EXERCISE DETAILS: Leaving out the pictures, retype the lines from the beginning of the listing through the line containing "vel_amp_a = 1.49e-4".

GIVEN DATA:
....
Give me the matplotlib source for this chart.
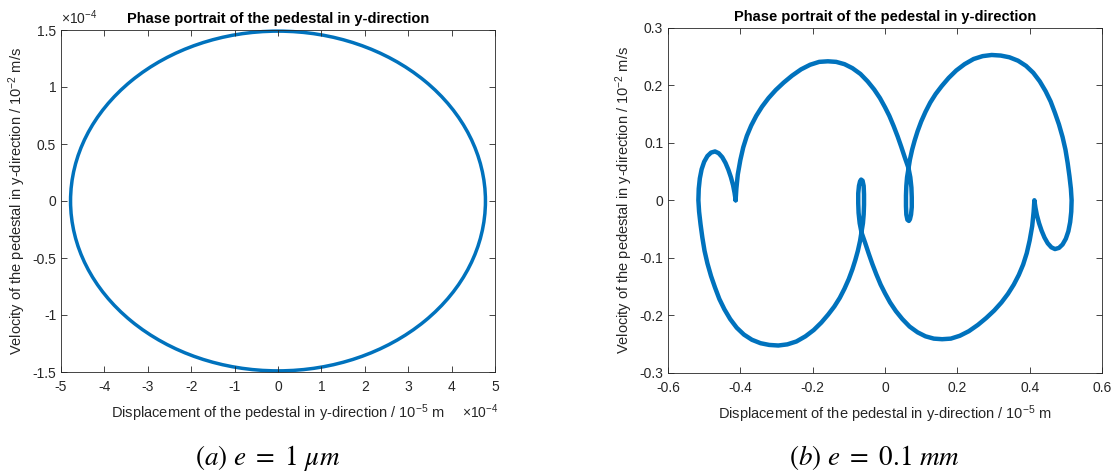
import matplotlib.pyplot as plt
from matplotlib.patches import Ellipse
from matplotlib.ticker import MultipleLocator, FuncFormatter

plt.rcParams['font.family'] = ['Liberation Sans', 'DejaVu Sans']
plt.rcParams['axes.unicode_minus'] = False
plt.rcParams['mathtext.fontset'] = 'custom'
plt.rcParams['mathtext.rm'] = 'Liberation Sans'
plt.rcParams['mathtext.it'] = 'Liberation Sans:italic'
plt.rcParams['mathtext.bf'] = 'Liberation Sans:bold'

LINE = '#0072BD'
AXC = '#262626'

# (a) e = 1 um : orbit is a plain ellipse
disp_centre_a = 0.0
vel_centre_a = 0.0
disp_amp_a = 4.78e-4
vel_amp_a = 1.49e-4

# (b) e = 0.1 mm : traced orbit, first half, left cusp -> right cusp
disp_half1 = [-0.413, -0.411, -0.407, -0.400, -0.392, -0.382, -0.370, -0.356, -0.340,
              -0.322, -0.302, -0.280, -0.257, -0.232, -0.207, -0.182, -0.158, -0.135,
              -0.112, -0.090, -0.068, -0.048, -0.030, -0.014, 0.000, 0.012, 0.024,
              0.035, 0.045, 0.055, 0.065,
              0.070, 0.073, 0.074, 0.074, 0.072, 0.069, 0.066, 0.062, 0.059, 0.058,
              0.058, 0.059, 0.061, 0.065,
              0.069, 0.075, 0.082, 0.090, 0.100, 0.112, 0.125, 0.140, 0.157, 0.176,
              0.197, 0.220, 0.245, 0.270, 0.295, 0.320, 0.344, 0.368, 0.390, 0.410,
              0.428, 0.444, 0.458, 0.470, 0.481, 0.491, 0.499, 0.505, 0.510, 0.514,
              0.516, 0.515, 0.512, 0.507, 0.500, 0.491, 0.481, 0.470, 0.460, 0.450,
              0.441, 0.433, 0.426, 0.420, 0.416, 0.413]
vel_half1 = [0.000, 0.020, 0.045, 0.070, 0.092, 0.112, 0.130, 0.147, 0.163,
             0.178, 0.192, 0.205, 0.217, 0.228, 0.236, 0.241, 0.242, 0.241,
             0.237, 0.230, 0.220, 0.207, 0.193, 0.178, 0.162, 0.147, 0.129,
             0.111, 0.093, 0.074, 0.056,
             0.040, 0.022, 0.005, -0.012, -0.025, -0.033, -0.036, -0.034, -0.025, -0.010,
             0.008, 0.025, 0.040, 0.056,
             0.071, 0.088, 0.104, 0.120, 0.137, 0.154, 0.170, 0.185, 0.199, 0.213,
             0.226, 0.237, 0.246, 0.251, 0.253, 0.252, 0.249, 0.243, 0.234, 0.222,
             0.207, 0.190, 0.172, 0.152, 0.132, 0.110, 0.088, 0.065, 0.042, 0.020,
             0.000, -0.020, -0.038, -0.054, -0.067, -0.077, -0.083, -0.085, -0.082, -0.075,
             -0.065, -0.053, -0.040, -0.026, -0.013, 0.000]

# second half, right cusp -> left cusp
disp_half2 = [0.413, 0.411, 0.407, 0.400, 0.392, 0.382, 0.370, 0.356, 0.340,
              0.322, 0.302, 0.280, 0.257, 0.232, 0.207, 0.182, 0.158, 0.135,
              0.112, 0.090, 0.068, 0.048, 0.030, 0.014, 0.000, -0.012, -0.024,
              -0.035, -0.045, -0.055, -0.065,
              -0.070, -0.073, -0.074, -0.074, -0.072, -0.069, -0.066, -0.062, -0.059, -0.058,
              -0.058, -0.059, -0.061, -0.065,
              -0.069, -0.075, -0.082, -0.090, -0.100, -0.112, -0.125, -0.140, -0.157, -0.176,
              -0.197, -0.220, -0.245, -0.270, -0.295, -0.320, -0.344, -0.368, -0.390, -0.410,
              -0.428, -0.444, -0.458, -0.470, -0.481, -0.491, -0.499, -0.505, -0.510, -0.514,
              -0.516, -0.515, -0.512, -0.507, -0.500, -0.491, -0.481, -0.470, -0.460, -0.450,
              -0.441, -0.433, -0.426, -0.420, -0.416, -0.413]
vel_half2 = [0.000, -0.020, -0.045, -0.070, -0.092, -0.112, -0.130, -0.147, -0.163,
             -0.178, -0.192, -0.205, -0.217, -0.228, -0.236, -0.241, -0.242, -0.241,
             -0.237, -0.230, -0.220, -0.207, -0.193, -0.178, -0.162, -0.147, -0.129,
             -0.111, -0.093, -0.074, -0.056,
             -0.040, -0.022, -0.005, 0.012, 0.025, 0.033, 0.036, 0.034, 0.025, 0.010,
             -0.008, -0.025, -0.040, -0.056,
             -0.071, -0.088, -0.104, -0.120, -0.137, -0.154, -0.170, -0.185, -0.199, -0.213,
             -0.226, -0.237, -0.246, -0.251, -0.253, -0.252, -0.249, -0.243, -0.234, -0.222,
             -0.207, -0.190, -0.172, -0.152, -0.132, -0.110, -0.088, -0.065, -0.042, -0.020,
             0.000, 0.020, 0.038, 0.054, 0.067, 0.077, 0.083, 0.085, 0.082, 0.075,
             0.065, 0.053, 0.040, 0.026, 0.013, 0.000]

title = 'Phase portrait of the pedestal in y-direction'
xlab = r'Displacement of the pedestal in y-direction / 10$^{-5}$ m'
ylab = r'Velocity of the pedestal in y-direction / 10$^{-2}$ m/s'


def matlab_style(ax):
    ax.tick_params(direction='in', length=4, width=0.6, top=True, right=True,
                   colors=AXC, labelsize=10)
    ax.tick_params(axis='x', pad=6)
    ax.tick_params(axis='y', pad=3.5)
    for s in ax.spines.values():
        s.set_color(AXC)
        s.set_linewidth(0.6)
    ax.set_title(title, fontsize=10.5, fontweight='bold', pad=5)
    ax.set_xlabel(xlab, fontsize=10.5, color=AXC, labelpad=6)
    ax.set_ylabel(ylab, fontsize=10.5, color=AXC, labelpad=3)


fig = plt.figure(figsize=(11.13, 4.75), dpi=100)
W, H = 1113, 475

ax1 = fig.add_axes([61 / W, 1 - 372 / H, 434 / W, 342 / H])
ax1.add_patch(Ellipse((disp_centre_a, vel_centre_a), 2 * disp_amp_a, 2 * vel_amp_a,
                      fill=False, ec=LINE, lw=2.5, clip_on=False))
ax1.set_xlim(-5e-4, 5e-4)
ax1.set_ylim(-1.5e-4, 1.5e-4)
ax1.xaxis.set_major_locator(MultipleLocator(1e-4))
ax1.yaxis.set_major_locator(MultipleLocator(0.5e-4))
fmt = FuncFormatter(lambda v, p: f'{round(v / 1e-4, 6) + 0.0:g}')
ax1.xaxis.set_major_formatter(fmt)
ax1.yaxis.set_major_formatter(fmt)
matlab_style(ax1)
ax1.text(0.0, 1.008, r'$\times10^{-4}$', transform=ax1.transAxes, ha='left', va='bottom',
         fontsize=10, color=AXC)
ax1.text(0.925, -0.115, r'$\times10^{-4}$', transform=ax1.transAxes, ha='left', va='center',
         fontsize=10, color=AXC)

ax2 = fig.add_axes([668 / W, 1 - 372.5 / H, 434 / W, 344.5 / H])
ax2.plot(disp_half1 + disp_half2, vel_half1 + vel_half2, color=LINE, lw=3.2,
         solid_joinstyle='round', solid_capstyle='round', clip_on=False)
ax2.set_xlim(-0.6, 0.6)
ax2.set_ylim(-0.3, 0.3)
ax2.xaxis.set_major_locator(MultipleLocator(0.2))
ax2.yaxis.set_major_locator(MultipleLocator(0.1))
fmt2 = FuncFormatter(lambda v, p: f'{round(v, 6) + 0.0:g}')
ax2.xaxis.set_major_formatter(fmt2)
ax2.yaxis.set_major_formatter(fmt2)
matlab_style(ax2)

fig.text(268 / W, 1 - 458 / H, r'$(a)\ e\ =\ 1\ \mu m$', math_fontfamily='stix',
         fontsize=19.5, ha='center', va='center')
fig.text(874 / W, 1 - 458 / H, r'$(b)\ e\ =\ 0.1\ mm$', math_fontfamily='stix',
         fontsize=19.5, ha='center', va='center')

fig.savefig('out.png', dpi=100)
....
REPLY TO THE TASK:
Give me the matplotlib source for this chart.
import matplotlib.pyplot as plt
from matplotlib.patches import Ellipse
from matplotlib.ticker import MultipleLocator, FuncFormatter

plt.rcParams['font.family'] = ['Liberation Sans', 'DejaVu Sans']
plt.rcParams['axes.unicode_minus'] = False
plt.rcParams['mathtext.fontset'] = 'custom'
plt.rcParams['mathtext.rm'] = 'Liberation Sans'
plt.rcParams['mathtext.it'] = 'Liberation Sans:italic'
plt.rcParams['mathtext.bf'] = 'Liberation Sans:bold'

LINE = '#0072BD'
AXC = '#262626'

# (a) e = 1 um : orbit is a plain ellipse
disp_centre_a = 0.0
vel_centre_a = 0.0
disp_amp_a = 4.78e-4
vel_amp_a = 1.49e-4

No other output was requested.